Challenge:
Every line containing the word "Write" needs to be found and copied.

── Records supplied ──

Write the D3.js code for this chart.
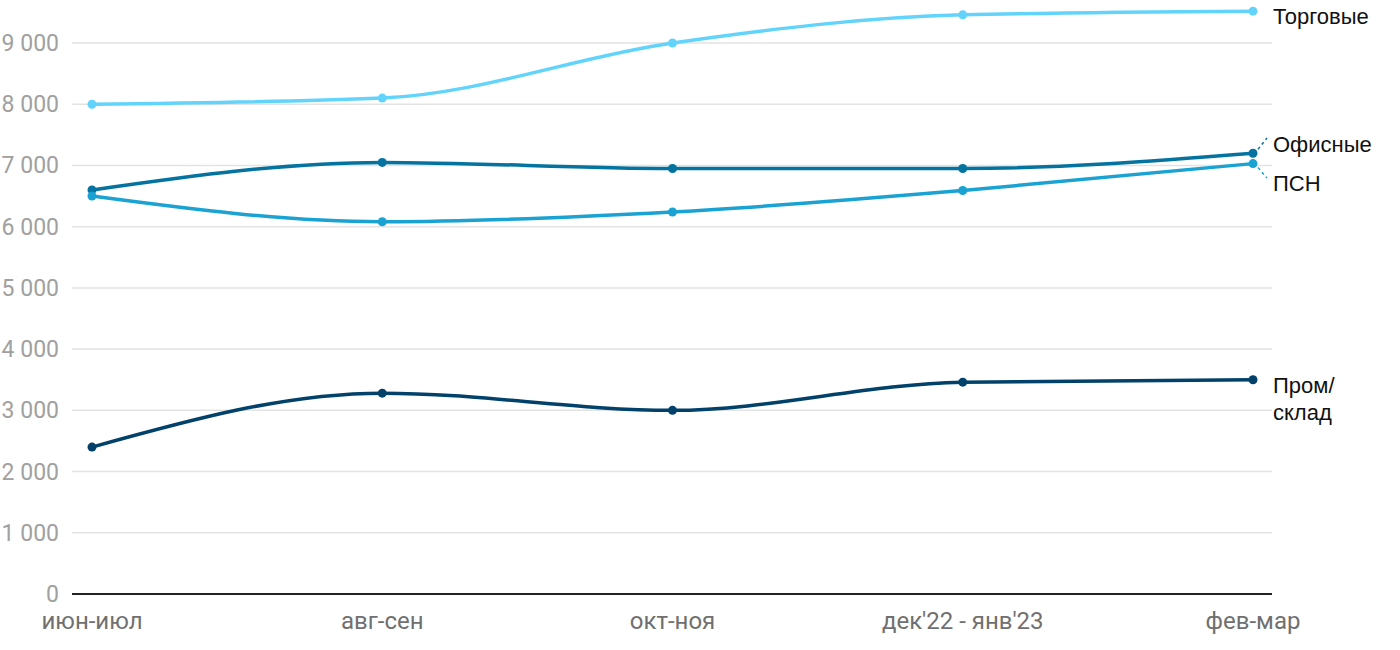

───
── Records supplied ──

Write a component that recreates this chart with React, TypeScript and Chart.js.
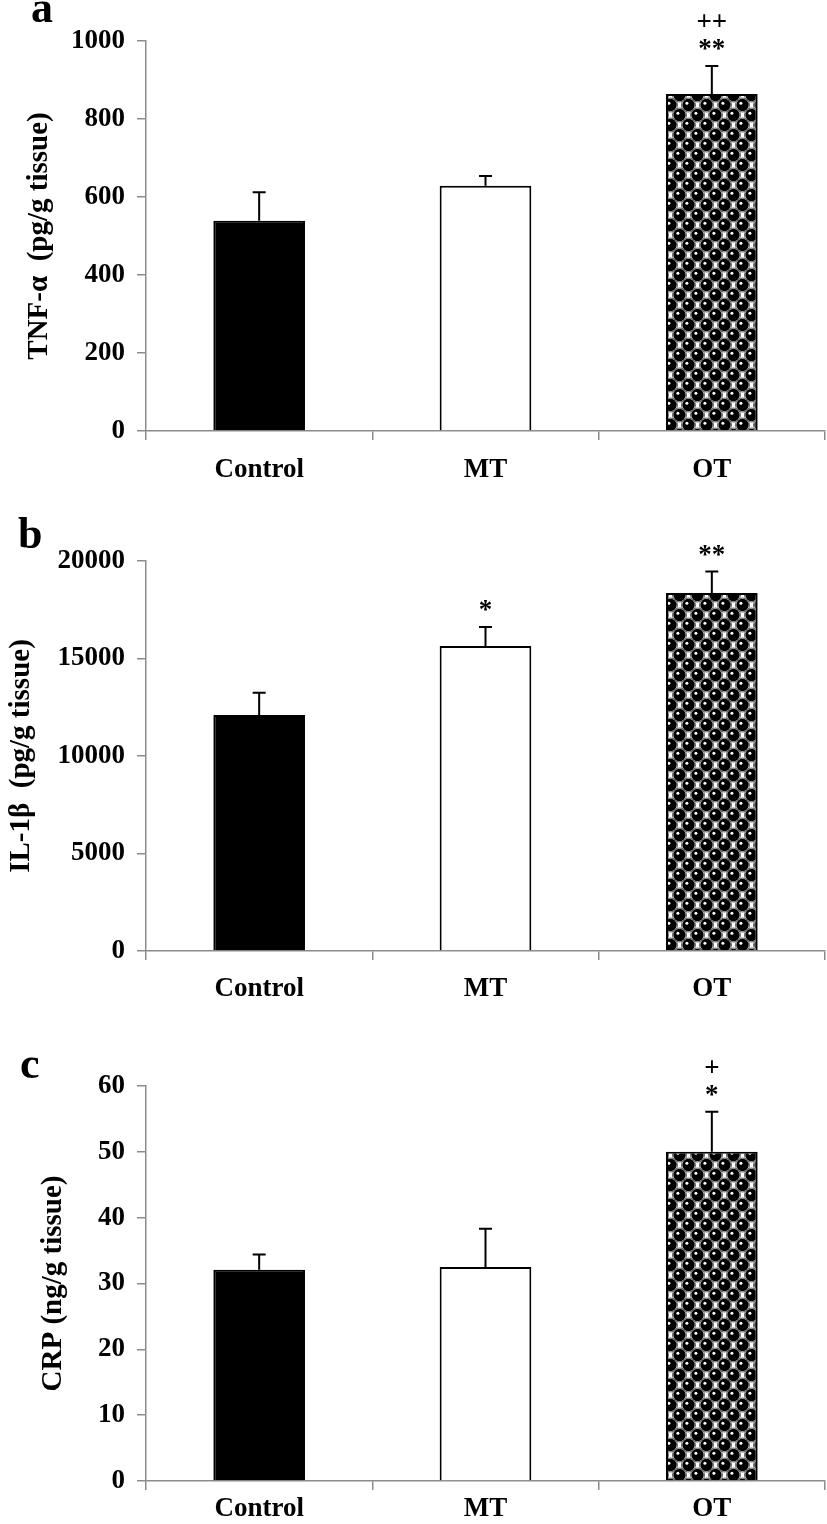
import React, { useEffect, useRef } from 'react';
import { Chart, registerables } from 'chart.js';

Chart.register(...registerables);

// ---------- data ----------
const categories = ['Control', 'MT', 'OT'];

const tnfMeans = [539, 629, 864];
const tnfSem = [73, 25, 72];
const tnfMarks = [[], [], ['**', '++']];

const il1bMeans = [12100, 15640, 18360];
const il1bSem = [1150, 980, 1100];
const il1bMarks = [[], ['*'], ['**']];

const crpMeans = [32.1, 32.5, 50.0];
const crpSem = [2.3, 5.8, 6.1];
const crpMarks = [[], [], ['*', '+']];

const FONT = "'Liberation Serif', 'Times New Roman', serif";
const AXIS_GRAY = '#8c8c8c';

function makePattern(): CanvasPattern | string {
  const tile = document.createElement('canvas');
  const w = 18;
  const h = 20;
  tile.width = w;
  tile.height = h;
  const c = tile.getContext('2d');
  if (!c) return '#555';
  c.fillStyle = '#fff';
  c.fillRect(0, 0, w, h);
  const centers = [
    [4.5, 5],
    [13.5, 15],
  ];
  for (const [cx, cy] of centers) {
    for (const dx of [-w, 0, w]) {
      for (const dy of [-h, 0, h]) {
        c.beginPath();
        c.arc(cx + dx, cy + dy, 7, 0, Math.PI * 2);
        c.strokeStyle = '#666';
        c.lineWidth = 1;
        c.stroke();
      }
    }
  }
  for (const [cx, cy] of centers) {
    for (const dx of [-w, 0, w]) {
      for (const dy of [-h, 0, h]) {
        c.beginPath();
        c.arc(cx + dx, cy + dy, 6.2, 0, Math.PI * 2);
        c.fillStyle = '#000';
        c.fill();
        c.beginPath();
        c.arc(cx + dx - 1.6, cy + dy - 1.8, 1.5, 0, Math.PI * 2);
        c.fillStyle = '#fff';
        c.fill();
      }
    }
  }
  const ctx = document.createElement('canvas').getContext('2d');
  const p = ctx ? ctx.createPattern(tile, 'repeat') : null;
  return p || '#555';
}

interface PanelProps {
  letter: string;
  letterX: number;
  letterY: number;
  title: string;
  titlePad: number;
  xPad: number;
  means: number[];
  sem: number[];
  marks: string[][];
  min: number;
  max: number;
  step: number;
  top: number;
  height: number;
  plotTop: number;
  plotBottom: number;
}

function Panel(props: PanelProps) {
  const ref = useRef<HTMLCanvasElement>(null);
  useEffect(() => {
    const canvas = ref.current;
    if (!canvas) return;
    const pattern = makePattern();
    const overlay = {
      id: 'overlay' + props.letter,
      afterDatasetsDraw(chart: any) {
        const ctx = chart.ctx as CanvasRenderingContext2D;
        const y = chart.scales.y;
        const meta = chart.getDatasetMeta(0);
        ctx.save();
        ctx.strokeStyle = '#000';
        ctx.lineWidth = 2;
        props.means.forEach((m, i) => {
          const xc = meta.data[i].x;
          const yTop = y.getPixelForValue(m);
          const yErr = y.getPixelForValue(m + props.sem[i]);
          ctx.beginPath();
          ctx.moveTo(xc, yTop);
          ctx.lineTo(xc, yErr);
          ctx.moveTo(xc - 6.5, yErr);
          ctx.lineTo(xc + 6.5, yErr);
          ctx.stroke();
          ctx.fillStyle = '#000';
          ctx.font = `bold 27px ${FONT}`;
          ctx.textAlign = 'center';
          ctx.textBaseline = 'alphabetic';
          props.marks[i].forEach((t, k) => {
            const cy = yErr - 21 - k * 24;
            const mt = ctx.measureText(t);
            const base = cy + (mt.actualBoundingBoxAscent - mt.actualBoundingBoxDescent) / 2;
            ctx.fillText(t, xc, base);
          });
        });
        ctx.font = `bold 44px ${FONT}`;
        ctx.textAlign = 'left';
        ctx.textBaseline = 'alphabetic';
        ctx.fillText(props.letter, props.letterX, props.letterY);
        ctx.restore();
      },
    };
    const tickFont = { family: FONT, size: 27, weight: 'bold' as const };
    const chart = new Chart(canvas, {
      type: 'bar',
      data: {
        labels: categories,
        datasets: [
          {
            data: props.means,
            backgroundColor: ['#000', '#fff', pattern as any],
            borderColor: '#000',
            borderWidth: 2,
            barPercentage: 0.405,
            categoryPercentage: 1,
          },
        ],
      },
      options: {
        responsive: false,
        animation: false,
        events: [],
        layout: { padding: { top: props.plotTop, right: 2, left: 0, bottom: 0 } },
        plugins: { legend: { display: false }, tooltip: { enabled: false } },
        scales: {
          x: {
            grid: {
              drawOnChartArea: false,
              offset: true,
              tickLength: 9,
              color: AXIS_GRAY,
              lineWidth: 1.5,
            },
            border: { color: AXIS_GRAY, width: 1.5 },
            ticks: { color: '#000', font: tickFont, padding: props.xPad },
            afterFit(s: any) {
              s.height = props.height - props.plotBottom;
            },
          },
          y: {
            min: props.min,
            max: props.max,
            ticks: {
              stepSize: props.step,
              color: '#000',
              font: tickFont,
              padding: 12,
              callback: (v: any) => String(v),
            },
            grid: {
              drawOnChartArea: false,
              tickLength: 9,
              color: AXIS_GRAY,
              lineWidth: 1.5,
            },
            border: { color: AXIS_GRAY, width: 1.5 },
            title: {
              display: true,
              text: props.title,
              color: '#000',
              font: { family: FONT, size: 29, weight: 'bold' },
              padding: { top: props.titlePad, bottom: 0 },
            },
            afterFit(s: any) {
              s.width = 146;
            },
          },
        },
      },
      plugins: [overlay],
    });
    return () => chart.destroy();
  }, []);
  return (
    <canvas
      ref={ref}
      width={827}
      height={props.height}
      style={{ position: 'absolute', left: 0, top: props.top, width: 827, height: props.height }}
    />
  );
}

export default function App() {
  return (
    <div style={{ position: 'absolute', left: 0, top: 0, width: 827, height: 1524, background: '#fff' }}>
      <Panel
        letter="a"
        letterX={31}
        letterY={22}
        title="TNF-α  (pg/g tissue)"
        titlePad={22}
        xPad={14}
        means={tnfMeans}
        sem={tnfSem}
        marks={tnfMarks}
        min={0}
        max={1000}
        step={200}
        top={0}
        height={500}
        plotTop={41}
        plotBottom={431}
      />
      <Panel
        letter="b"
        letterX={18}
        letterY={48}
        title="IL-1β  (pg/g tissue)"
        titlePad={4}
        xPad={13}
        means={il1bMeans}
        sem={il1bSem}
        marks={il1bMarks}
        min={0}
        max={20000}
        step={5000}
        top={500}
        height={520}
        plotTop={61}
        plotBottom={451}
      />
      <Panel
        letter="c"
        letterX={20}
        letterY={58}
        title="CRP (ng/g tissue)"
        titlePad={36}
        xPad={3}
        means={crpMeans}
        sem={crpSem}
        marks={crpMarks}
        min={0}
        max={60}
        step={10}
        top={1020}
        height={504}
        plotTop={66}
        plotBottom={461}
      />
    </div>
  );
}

───

Correct output:
Write the D3.js code for this chart.
Write a component that recreates this chart with React, TypeScript and Chart.js.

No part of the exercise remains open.